Now, maybe it isn't used for most cases, but it is far from being worthless. There are situations where it's really the most optimal algorithm to run, mostly where you are both space constrained (so can't afford the extra memory to allocate more than the list to be sorted), and when you want a low number of instructions to run (because there is no other algorithm which can be performed with as few instructions as you have with bubble sort, and no, abacus sort doesn't count, as you're essentially implementing a specialized piece of hardware to do the sorting for you), but won't use a large data set in the mean time (let's say, less than 100 items, if I recall correctly, but it might be something like 10 or so, which, after that point, the extra instruction overhead in the other algorithms doesn't matter). For instance, one useful place for bubble sorts is in some drivers which need to sort integers, but which don't have a lot to sort, and which using a more complex algoritm would impair their runtime speed. With the right data set, bubble sort ends up being the most optimal algorithm for them to use, ironically.
You just forget that when we say an algorithm is O(n^2) or whatever, that we're discarding insignificant terms which don't contribute to its long term growth, because most of the time, those terms don't really matter. We don't teach any algorithms in computer science classes that are worthless to know.
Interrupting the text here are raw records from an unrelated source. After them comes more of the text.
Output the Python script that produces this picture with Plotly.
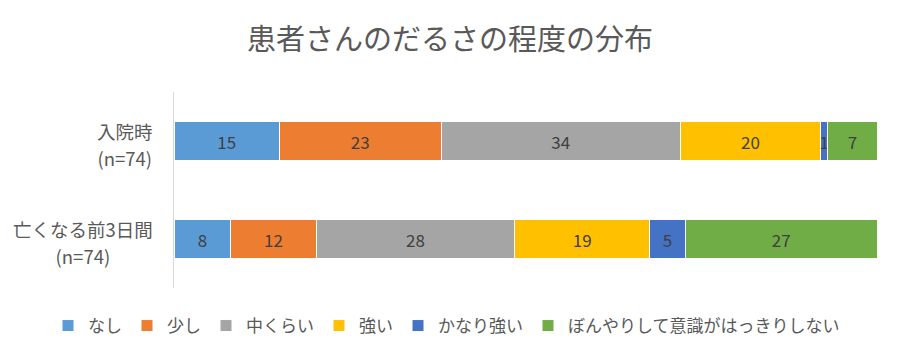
import plotly.graph_objects as go

categories = ["入院時", "亡くなる前3日間"]
category_notes = ["(n=74)", "(n=74)"]
series_names = ["なし", "少し", "中くらい", "強い", "かなり強い", "ぼんやりして意識がはっきりしない"]
values_nashi = [15, 8]
values_sukoshi = [23, 12]
values_naka = [34, 28]
values_tsuyoi = [20, 19]
values_kanari = [1, 5]
values_bonyari = [7, 27]
colors = ["#5B9BD5", "#ED7D31", "#A5A5A5", "#FFC000", "#4472C4", "#70AD47"]

all_values = [values_nashi, values_sukoshi, values_naka, values_tsuyoi, values_kanari, values_bonyari]

FONT = "Noto Sans CJK JP"

fig = go.Figure()
for name, vals, col in zip(series_names, all_values, colors):
    fig.add_trace(go.Bar(
        y=categories, x=vals, name=name, orientation="h",
        marker=dict(color=col, line=dict(color="white", width=1)),
        text=[str(v) for v in vals], textposition="inside",
        insidetextanchor="middle", textangle=0,
        textfont=dict(size=17, color="#404040", family=FONT),
        constraintext="none",
    ))

# category labels (two centered lines, right edge 19px left of the axis)
for cat, note in zip(categories, category_notes):
    fig.add_annotation(
        x=0, xref="paper", y=cat, yref="y", xanchor="right", yanchor="middle",
        xshift=-19, yshift=-3, align="center", showarrow=False,
        text=f"<span style='font-size:18.5px'>{cat}</span><br><span style='font-size:18.5px'>{note}</span>",
        font=dict(size=21, color="#595959", family=FONT),
    )

# page body has an 8px margin; compensate so the drawing lines up with the window
fig.update_layout(
    width=900, height=360,
    barmode="stack", barnorm="percent", bargap=0.6,
    plot_bgcolor="white", paper_bgcolor="white",
    margin=dict(l=166, r=31, t=84, b=80, autoexpand=False),
    font=dict(family=FONT, color="#595959"),
    uniformtext=dict(minsize=17, mode="show"),
    title=dict(text="患者さんのだるさの程度の分布", x=(450 - 8) / 900, xref="container", xanchor="center",
               y=1 - 32 / 360, yref="container", yanchor="middle",
               font=dict(size=29, color="#595959", family=FONT)),
    legend=dict(orientation="h", x=(40 - 166) / 703, xanchor="left", xref="paper",
                y=(196 - 38) / 196 - 1, yref="paper", yanchor="middle",
                font=dict(size=17, color="#595959", family=FONT),
                traceorder="normal", itemwidth=30),
    showlegend=True,
)
fig.update_xaxes(range=[0, 100], showgrid=False, showticklabels=False, zeroline=False,
                 showline=False, ticks="")
fig.update_yaxes(autorange="reversed", showline=True, linecolor="#D9D9D9", linewidth=1,
                 ticks="", showticklabels=False, showgrid=False)

fig.write_html("out.html")
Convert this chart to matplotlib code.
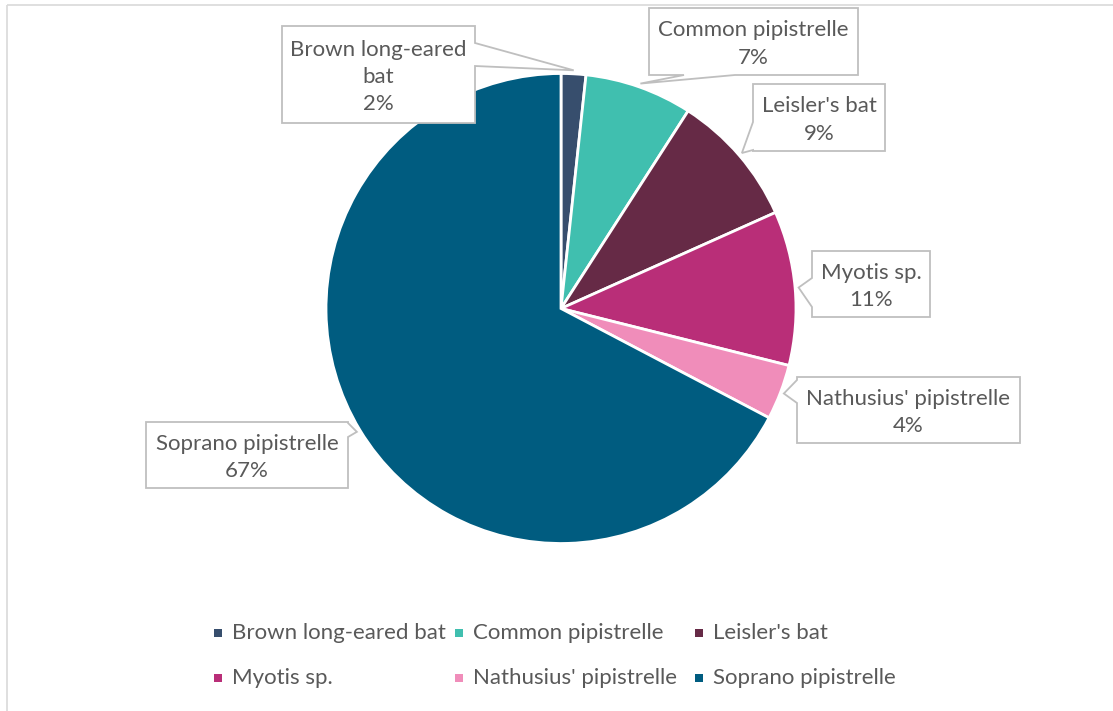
import numpy as np
import matplotlib
matplotlib.use("Agg")
import matplotlib.pyplot as plt
from matplotlib.patches import Polygon, Rectangle

# ---- data -------------------------------------------------------------
species = ["Brown long-eared bat", "Common pipistrelle", "Leisler's bat",
           "Myotis sp.", "Nathusius' pipistrelle", "Soprano pipistrelle"]
callout_names = ["Brown long-eared\nbat", "Common pipistrelle", "Leisler's bat",
                 "Myotis sp.", "Nathusius' pipistrelle", "Soprano pipistrelle"]
share = [1.7, 7.4, 9.2, 10.6, 3.8, 67.3]
colors = ["#374E6D", "#40BFAF", "#662A46", "#B92E78", "#F08DBA", "#005C80"]

# ---- layout (pixels) --------------------------------------------------
W, H = 1113, 711
CX, CY, R = 561, 308.5, 235
TEXT = "#595959"
EDGE = "#BFBFBF"
FONT = "Lato"
FS = 16

# callout boxes: (x0, y0, x1, y1), side holding the pointer, pointer base span
boxes = [
    ((282, 26, 475, 123), "right", (43, 66)),
    ((649, 8, 858, 75), "bottom", (684, 735)),
    ((753, 84, 885, 151), "left", (122, 150)),
    ((812, 251, 930, 317), "left", (278, 307)),
    ((797, 377, 1020, 443), "left", (380, 403)),
    ((146, 422, 348, 488), "right", (423, 437)),
]

fig = plt.figure(figsize=(W / 100, H / 100), dpi=100)
fig.patch.set_facecolor("white")

# pie axes
pax = fig.add_axes([(CX - R) / W, (H - CY - R) / H, 2 * R / W, 2 * R / H])
wedges, _ = pax.pie(share, colors=colors, startangle=90, counterclock=False,
                    radius=1, wedgeprops=dict(edgecolor="white", linewidth=2.0))
pax.set_xlim(-1, 1)
pax.set_ylim(-1, 1)
pax.set_aspect("equal")
pax.axis("off")

# overlay axes in pixel coordinates for callouts, legend and frame
ov = fig.add_axes([0, 0, 1, 1])
ov.set_xlim(0, W)
ov.set_ylim(H, 0)
ov.axis("off")
ov.patch.set_visible(False)
ov.set_zorder(3)

# chart frame (top and left edges)
ov.plot([7, W], [4.5, 4.5], color="#D9D9D9", lw=1.2, solid_capstyle="butt")
ov.plot([7, 7], [4.5, H], color="#D9D9D9", lw=1.2, solid_capstyle="butt")

to_px = lambda pt: ov.transData.inverted().transform(pax.transData.transform(pt))

total = sum(share)
for w, name, val, (rect, side, base) in zip(wedges, callout_names, share, boxes):
    mid = np.deg2rad((w.theta1 + w.theta2) / 2)
    tip = to_px((1.015 * np.cos(mid), 1.015 * np.sin(mid)))
    x0, y0, x1, y1 = rect
    b0, b1 = base
    if side == "right":
        verts = [(x0, y0), (x1, y0), (x1, b0), tip, (x1, b1), (x1, y1), (x0, y1)]
    elif side == "left":
        verts = [(x0, y0), (x1, y0), (x1, y1), (x0, y1), (x0, b1), tip, (x0, b0)]
    else:  # bottom
        verts = [(x0, y0), (x1, y0), (x1, y1), (b1, y1), tip, (b0, y1), (x0, y1)]
    ov.add_patch(Polygon(verts, closed=True, facecolor="white", edgecolor=EDGE,
                         lw=1.3, joinstyle="miter"))
    pct = f"{round(val / total * 100):.0f}%"
    ov.text((x0 + x1) / 2, (y0 + y1) / 2 + 2.5, f"{name}\n{pct}", ha="center",
            va="center", fontsize=FS, family=FONT, color=TEXT, linespacing=1.45)

# legend, three entries per row
leg_x = [218, 459, 699]
leg_y = [633, 678]
for i, (name, c) in enumerate(zip(species, colors)):
    mx, my = leg_x[i % 3], leg_y[i // 3]
    ov.add_patch(Rectangle((mx - 4, my - 4), 8, 8, facecolor=c, edgecolor="none"))
    ov.text(mx + 14, my, name, ha="left", va="center", fontsize=FS,
            family=FONT, color=TEXT)

fig.savefig("out.png", dpi=100, facecolor="white")
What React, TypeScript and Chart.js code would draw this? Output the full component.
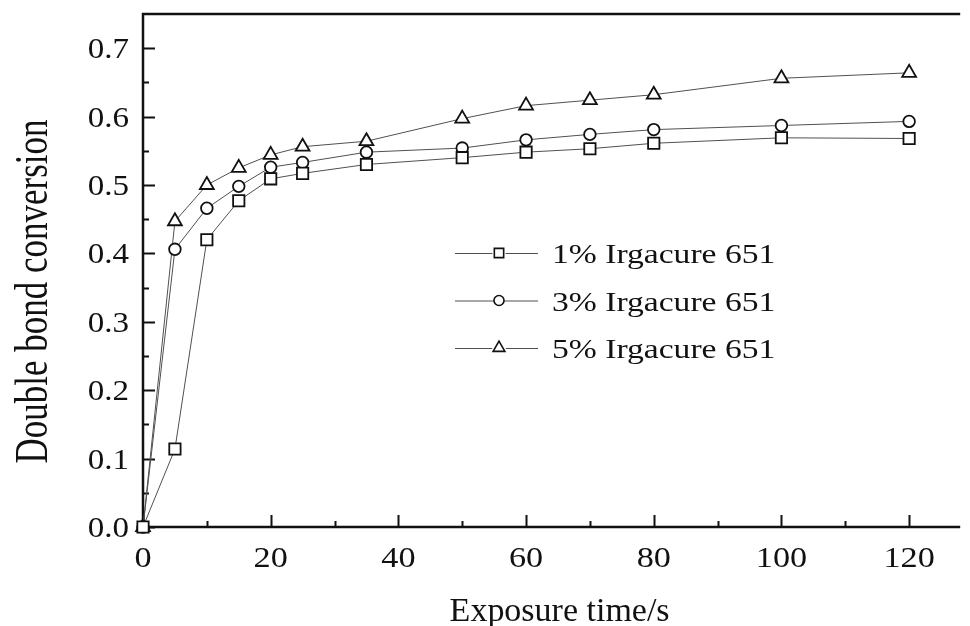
import React, { useEffect, useRef } from 'react';
import { Chart, registerables } from 'chart.js';
import { drawPoint } from 'chart.js/helpers';

Chart.register(...registerables);

// Exposure time (s) and double bond conversion for each photoinitiator level
const exposureTimes = [0, 5, 10, 15, 20, 25, 35, 50, 60, 70, 80, 100, 120];
const conversion1 = [0, 0.114, 0.42, 0.477, 0.509, 0.517, 0.53, 0.54, 0.548, 0.553, 0.561, 0.569, 0.568];
const conversion3 = [0, 0.406, 0.466, 0.498, 0.526, 0.533, 0.548, 0.554, 0.566, 0.574, 0.581, 0.587, 0.593];
const conversion5 = [0, 0.447, 0.5, 0.525, 0.544, 0.556, 0.564, 0.597, 0.616, 0.624, 0.632, 0.656, 0.664];

const seriesLabels = ['1% Irgacure 651', '3% Irgacure 651', '5% Irgacure 651'];
const seriesMarkers = ['rect', 'circle', 'triangle'] as const;

const xTickValues = [0, 20, 40, 60, 80, 100, 120];
const yTickValues = [0, 0.1, 0.2, 0.3, 0.4, 0.5, 0.6, 0.7];
const xTitle = 'Exposure time/s';
const yTitle = 'Double bond conversion';

const INK = '#111111';
const LINE = '#505050';
const SERIF = '"Liberation Serif", "Times New Roman", serif';

const markerRadius: Record<string, number> = { rect: 8, circle: 5.8, triangle: 8 };
const legendRadius: Record<string, number> = { rect: 6.6, circle: 5, triangle: 6.8 };

// text drawn with a horizontal stretch factor
function wideText(
  ctx: CanvasRenderingContext2D,
  text: string,
  x: number,
  y: number,
  sx: number,
  align: CanvasTextAlign,
) {
  ctx.save();
  ctx.translate(x, y);
  ctx.scale(sx, 1);
  ctx.textAlign = align;
  ctx.textBaseline = 'alphabetic';
  ctx.fillText(text, 0, 0);
  ctx.restore();
}

const midpoints = (vals: number[], step: number, max: number) => {
  const out: number[] = [];
  vals.forEach((v) => {
    const m = v + step / 2;
    if (m < max - 1e-9) out.push(m);
  });
  return out;
};

const framePlugin = {
  id: 'frame',
  beforeDatasetsDraw(chart: any) {
    const { ctx, chartArea: a, scales } = chart;
    const xs = scales.x;
    const ys = scales.y;
    ctx.save();
    ctx.strokeStyle = INK;
    ctx.lineCap = 'butt';
    ctx.lineWidth = 2.5;
    ctx.beginPath();
    ctx.moveTo(a.left, a.top);
    ctx.lineTo(a.right, a.top);
    ctx.moveTo(a.left, a.top - 1.25);
    ctx.lineTo(a.left, a.bottom + 1.25);
    ctx.moveTo(a.left - 1.25, a.bottom);
    ctx.lineTo(a.right, a.bottom);
    ctx.stroke();

    // inward ticks
    ctx.lineWidth = 2;
    ctx.beginPath();
    xTickValues.forEach((v) => {
      const px = Math.round(xs.getPixelForValue(v)) + 0.5;
      ctx.moveTo(px, a.bottom);
      ctx.lineTo(px, a.bottom - 12);
    });
    midpoints(xTickValues, 20, xs.max).forEach((v) => {
      const px = Math.round(xs.getPixelForValue(v)) + 0.5;
      ctx.moveTo(px, a.bottom);
      ctx.lineTo(px, a.bottom - 6);
    });
    yTickValues.forEach((v) => {
      const py = Math.round(ys.getPixelForValue(v)) + 0.5;
      ctx.moveTo(a.left, py);
      ctx.lineTo(a.left + 12, py);
    });
    midpoints(yTickValues, 0.1, ys.max).forEach((v) => {
      const py = Math.round(ys.getPixelForValue(v)) + 0.5;
      ctx.moveTo(a.left, py);
      ctx.lineTo(a.left + 6, py);
    });
    ctx.stroke();
    ctx.restore();
  },
  afterDraw(chart: any) {
    const { ctx, chartArea: a, scales } = chart;
    const xs = scales.x;
    const ys = scales.y;
    ctx.save();
    ctx.fillStyle = INK;

    // tick labels
    ctx.font = `29px ${SERIF}`;
    xTickValues.forEach((v) => {
      wideText(ctx, String(v), xs.getPixelForValue(v), a.bottom + 40, 1.18, 'center');
    });
    yTickValues.forEach((v) => {
      wideText(ctx, v.toFixed(1), a.left - 14, ys.getPixelForValue(v) + 10, 1.14, 'right');
    });

    // axis titles
    ctx.font = `33px ${SERIF}`;
    wideText(ctx, xTitle, (a.left + a.right) / 2 + 8, a.bottom + 94, 1.03, 'center');

    ctx.font = `35px ${SERIF}`;
    ctx.save();
    ctx.translate(47, (a.top + a.bottom) / 2 + 21);
    ctx.rotate(-Math.PI / 2);
    ctx.scale(1, 1.3);
    ctx.textAlign = 'center';
    ctx.textBaseline = 'alphabetic';
    ctx.fillText(yTitle, 0, 0);
    ctx.restore();

    // legend: line - marker - line, then label
    const lx = a.left + 312;
    const mx = a.left + 356;
    const rx = a.left + 395;
    const tx = a.left + 409;
    chart.data.datasets.forEach((ds: any, i: number) => {
      const y = a.top + 239 + i * 47.5;
      const style = seriesMarkers[i];
      const r = legendRadius[style];
      ctx.strokeStyle = LINE;
      ctx.lineWidth = 1;
      ctx.beginPath();
      ctx.moveTo(lx, y + 0.5);
      ctx.lineTo(mx - r, y + 0.5);
      ctx.moveTo(mx + r, y + 0.5);
      ctx.lineTo(rx, y + 0.5);
      ctx.stroke();
      ctx.fillStyle = '#ffffff';
      ctx.strokeStyle = INK;
      ctx.lineWidth = 1.6;
      drawPoint(ctx, { pointStyle: style, radius: r, rotation: 0, borderWidth: 1.6 }, mx, y);
      ctx.fillStyle = INK;
      ctx.font = `28px ${SERIF}`;
      wideText(ctx, ds.label, tx, y + 10, 1.2, 'left');
    });
    ctx.restore();
  },
};

const makeSeries = (label: string, values: number[], style: string) => ({
  label,
  data: exposureTimes.map((t, i) => ({ x: t, y: values[i] })),
  borderColor: LINE,
  borderWidth: 1,
  pointStyle: style,
  pointRadius: markerRadius[style],
  pointHoverRadius: markerRadius[style],
  pointBorderWidth: 1.8,
  pointBorderColor: INK,
  pointBackgroundColor: '#ffffff',
  tension: 0,
  clip: false as const,
});

export default function App() {
  const canvasRef = useRef<HTMLCanvasElement | null>(null);

  useEffect(() => {
    const canvas = canvasRef.current;
    if (!canvas) return;
    const chart = new Chart(canvas, {
      type: 'line',
      data: {
        datasets: [
          makeSeries(seriesLabels[0], conversion1, seriesMarkers[0]),
          makeSeries(seriesLabels[1], conversion3, seriesMarkers[1]),
          makeSeries(seriesLabels[2], conversion5, seriesMarkers[2]),
        ] as any,
      },
      options: {
        responsive: false,
        animation: false,
        events: [],
        layout: { padding: { top: 14, right: 0, left: 0, bottom: 0 } },
        plugins: {
          legend: { display: false },
          tooltip: { enabled: false },
        },
        scales: {
          x: {
            type: 'linear',
            min: 0,
            max: 128,
            grid: { display: false },
            border: { display: false },
            ticks: { display: false, includeBounds: false },
            afterBuildTicks: (s: any) => {
              s.ticks = xTickValues.map((value) => ({ value }));
            },
            afterFit: (s: any) => {
              s.height = 99;
            },
          },
          y: {
            type: 'linear',
            min: 0,
            max: 0.75,
            grid: { display: false },
            border: { display: false },
            ticks: { display: false, includeBounds: false },
            afterBuildTicks: (s: any) => {
              s.ticks = yTickValues.map((value) => ({ value }));
            },
            afterFit: (s: any) => {
              s.width = 143;
            },
          },
        },
      } as any,
      plugins: [framePlugin],
    });
    return () => chart.destroy();
  }, []);

  return (
    <div style={{ position: 'absolute', left: 0, top: 0, width: 970, height: 626, background: '#fff' }}>
      <canvas ref={canvasRef} width={970} height={626} />
    </div>
  );
}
You just need to know when it's appropriate to use what and when, and by simply discarding bubble sort, you're kind of showing that you don't really know that, and are cargo cult programming here.
It's usually mentioned in CS courses because the first stage in introducing these classes is "think about sorting some numbers - how do you go about doing it", and generally Bubble Sort is the first formalisation that falls out of that. The fact that Selection Sort is the one that you think of is neither here nor there - most students come up with something looking like bubble sort.
It entirely depends on the order of data in the database. If you know the data is already mostly sorted, then it can perform much better than other methods.